Your instructions: Exactly repeat the lines starting at the one that holds "The picture is" and ending at the one that holds "2.512, 2.408, 2.251];". Both end lines count; leave out everything else.

Input records:
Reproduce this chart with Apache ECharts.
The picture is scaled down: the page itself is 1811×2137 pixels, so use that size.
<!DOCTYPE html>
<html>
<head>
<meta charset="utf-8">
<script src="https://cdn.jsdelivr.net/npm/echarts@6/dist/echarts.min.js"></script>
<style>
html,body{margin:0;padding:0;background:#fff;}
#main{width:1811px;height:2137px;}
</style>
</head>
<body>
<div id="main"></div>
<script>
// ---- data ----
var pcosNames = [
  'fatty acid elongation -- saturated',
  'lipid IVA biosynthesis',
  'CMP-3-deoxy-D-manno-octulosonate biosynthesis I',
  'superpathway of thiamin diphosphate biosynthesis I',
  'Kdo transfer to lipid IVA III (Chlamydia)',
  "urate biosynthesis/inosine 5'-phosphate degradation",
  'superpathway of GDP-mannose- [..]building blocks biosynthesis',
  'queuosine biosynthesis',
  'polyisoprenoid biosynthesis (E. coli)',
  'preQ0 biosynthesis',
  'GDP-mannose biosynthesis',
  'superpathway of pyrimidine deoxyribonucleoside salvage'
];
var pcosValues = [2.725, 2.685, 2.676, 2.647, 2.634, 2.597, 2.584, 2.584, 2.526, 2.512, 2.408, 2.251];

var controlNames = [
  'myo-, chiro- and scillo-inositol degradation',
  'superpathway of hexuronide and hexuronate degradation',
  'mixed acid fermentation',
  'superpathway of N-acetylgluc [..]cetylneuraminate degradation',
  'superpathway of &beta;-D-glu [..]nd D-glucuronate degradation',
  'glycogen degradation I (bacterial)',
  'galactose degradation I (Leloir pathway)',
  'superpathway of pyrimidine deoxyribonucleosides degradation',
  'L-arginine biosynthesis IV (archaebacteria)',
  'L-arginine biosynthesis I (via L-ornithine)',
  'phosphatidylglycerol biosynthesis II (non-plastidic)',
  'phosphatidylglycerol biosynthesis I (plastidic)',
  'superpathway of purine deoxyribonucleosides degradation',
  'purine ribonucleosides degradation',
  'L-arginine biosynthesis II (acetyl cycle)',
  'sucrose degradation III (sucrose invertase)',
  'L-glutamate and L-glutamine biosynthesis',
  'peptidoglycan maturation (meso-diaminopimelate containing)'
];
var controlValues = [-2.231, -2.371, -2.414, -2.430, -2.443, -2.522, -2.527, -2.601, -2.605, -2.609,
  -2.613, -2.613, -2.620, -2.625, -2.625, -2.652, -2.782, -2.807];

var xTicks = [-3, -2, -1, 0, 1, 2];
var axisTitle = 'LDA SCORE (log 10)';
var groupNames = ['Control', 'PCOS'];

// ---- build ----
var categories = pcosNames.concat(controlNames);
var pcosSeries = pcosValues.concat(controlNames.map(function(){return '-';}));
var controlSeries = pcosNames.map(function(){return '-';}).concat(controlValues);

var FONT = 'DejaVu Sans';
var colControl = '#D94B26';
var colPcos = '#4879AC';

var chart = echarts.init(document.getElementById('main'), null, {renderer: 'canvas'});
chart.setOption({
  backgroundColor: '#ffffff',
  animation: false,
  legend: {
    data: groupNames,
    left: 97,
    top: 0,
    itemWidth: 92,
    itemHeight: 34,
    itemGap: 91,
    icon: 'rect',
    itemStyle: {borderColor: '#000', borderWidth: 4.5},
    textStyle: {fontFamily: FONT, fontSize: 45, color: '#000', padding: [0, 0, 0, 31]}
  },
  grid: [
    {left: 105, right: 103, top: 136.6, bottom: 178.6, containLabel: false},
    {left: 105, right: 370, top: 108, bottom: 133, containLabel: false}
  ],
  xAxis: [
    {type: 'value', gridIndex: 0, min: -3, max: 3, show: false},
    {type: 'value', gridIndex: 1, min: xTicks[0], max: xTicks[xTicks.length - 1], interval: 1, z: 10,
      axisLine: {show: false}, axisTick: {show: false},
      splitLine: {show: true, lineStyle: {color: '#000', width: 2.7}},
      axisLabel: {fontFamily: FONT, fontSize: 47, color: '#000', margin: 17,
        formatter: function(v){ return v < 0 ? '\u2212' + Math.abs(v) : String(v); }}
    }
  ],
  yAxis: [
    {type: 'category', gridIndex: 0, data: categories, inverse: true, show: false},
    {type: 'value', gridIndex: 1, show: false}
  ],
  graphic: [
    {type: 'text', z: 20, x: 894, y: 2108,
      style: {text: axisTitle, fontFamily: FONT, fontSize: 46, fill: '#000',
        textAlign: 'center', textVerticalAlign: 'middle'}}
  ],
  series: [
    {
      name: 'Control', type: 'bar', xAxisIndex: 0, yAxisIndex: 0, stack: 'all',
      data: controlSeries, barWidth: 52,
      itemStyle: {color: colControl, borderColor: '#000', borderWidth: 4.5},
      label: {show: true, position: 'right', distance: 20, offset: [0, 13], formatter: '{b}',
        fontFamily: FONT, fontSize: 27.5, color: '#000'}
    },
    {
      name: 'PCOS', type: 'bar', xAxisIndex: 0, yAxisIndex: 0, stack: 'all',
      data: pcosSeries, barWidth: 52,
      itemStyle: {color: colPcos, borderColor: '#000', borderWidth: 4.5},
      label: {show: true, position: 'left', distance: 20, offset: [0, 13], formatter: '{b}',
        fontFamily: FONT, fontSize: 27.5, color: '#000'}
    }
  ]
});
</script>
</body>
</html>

* * *

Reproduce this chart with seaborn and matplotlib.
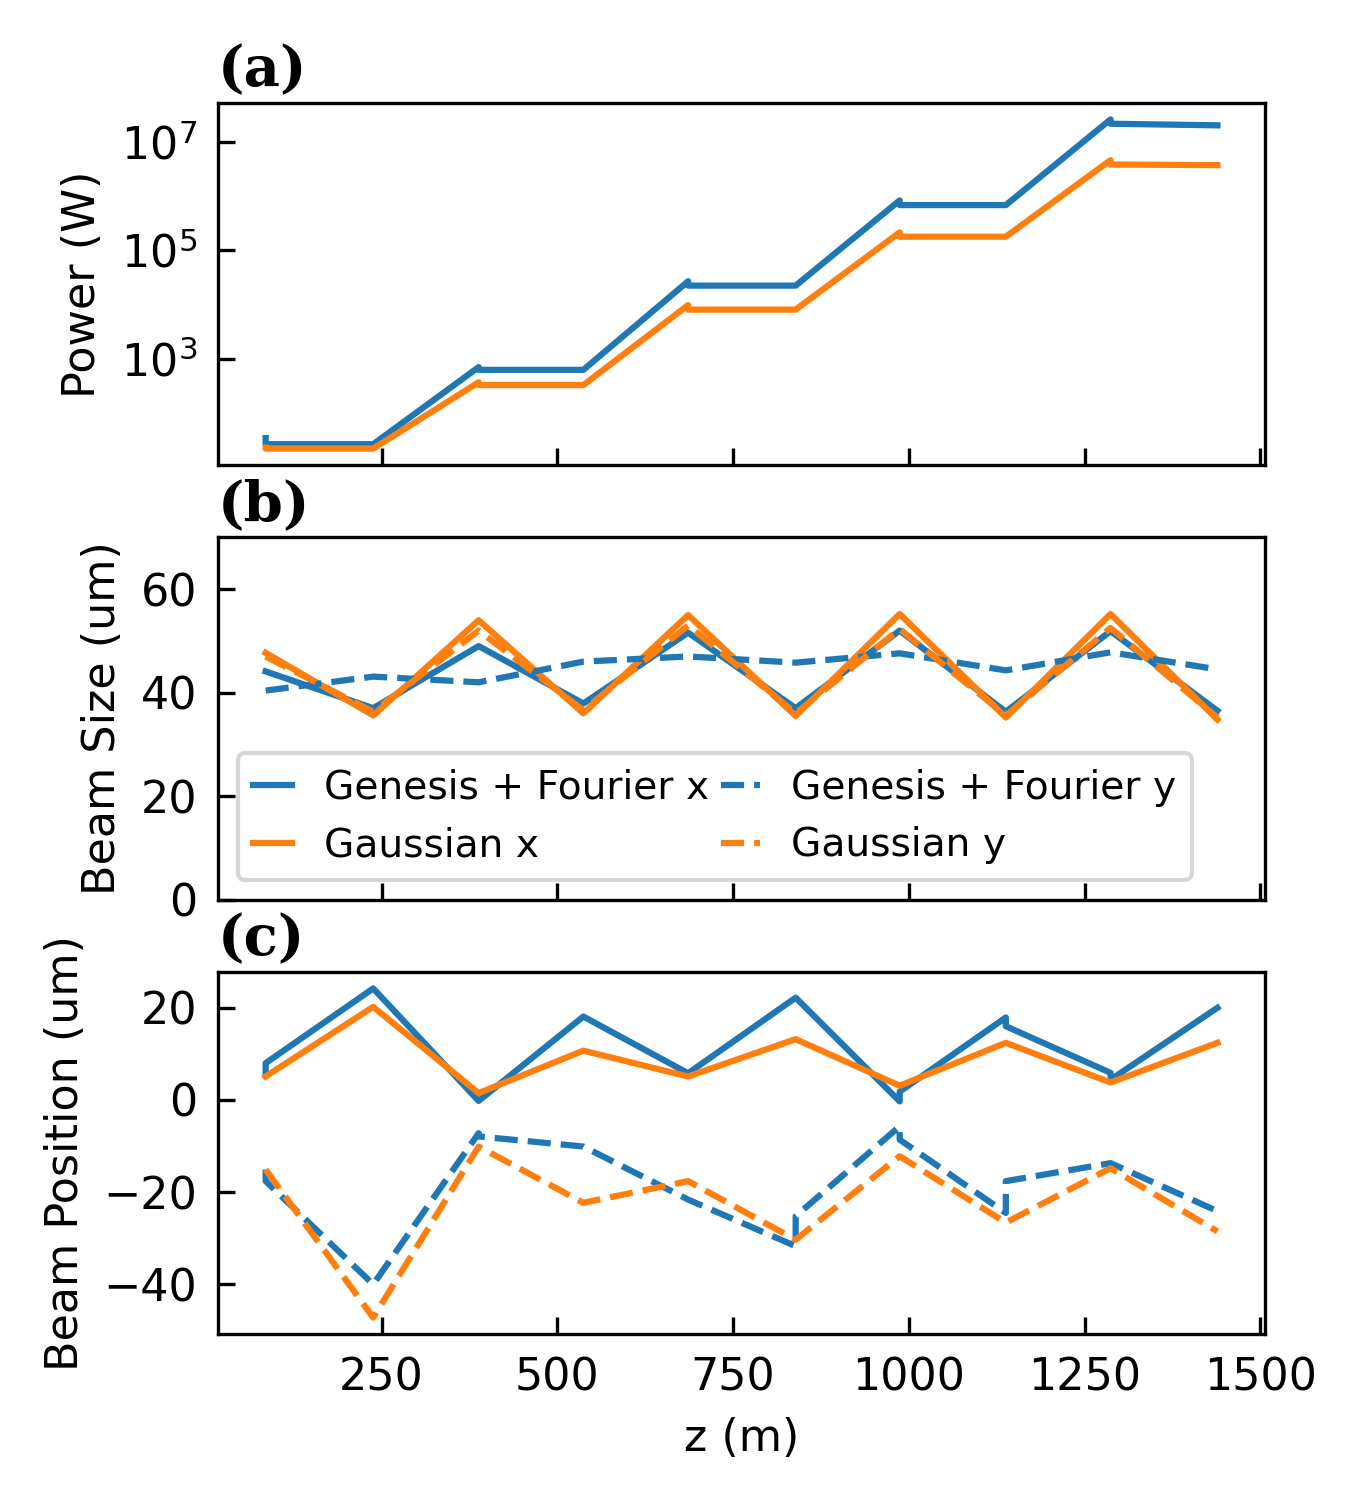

---

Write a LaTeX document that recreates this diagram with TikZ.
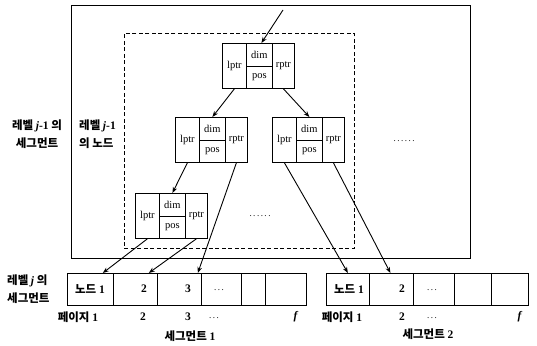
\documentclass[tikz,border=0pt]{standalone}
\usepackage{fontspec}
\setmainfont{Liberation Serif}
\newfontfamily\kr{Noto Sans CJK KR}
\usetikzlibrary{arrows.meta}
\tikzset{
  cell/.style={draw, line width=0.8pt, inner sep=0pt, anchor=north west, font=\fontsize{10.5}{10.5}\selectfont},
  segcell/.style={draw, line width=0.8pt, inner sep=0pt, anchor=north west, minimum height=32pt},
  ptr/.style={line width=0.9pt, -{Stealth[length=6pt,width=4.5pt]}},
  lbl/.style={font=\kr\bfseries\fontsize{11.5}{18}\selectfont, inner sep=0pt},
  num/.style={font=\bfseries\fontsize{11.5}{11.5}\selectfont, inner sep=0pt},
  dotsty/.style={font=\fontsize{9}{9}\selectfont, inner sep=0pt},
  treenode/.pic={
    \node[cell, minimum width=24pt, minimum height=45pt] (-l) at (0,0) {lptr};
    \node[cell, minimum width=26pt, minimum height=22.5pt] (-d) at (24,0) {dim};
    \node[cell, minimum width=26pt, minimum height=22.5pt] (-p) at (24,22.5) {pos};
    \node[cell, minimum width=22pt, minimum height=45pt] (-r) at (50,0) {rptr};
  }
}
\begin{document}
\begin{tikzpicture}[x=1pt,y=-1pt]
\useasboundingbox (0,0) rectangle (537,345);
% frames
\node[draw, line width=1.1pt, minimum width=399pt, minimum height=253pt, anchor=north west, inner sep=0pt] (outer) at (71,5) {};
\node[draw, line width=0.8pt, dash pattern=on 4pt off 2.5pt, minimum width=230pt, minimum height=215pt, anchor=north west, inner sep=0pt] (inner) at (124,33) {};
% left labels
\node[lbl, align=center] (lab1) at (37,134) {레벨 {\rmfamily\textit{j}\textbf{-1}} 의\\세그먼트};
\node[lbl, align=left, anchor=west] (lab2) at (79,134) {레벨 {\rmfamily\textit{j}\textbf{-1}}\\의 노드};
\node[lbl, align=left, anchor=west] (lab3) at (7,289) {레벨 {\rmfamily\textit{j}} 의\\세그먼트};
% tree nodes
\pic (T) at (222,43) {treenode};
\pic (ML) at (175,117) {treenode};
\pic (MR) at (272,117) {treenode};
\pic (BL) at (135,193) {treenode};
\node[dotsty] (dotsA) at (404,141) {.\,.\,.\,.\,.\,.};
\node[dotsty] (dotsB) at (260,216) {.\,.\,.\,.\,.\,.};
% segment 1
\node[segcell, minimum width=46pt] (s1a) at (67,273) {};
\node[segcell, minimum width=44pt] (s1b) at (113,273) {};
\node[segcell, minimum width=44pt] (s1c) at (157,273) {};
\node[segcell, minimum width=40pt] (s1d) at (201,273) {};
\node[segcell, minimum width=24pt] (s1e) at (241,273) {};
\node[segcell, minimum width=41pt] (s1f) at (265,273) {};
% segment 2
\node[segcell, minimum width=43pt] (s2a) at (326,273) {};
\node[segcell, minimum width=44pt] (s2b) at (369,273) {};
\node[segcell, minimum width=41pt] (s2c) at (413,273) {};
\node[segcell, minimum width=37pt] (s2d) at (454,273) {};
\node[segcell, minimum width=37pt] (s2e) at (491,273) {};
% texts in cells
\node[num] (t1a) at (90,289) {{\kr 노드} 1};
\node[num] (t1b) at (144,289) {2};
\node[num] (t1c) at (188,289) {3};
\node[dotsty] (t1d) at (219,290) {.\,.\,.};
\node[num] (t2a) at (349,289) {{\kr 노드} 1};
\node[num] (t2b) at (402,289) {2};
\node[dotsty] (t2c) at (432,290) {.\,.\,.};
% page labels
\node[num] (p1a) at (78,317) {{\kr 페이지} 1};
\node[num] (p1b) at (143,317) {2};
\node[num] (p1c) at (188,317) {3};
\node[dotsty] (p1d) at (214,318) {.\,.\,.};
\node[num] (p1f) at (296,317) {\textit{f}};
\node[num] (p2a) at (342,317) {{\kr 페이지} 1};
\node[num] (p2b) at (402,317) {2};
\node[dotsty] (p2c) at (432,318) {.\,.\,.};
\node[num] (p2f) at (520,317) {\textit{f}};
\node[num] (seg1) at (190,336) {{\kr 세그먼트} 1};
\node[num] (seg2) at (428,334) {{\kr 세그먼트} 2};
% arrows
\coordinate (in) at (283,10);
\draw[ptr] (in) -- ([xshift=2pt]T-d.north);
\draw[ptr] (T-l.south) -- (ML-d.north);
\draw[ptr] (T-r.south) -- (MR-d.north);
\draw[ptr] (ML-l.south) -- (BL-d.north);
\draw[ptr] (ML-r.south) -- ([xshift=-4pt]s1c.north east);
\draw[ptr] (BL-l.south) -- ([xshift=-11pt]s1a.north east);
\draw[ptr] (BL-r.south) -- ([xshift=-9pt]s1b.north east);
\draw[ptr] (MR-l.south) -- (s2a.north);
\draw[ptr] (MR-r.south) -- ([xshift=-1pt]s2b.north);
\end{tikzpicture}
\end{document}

Answer to this problem:
The picture is scaled down: the page itself is 1811×2137 pixels, so use that size.
<!DOCTYPE html>
<html>
<head>
<meta charset="utf-8">
<script src="https://cdn.jsdelivr.net/npm/echarts@6/dist/echarts.min.js"></script>
<style>
html,body{margin:0;padding:0;background:#fff;}
#main{width:1811px;height:2137px;}
</style>
</head>
<body>
<div id="main"></div>
<script>
// ---- data ----
var pcosNames = [
  'fatty acid elongation -- saturated',
  'lipid IVA biosynthesis',
  'CMP-3-deoxy-D-manno-octulosonate biosynthesis I',
  'superpathway of thiamin diphosphate biosynthesis I',
  'Kdo transfer to lipid IVA III (Chlamydia)',
  "urate biosynthesis/inosine 5'-phosphate degradation",
  'superpathway of GDP-mannose- [..]building blocks biosynthesis',
  'queuosine biosynthesis',
  'polyisoprenoid biosynthesis (E. coli)',
  'preQ0 biosynthesis',
  'GDP-mannose biosynthesis',
  'superpathway of pyrimidine deoxyribonucleoside salvage'
];
var pcosValues = [2.725, 2.685, 2.676, 2.647, 2.634, 2.597, 2.584, 2.584, 2.526, 2.512, 2.408, 2.251];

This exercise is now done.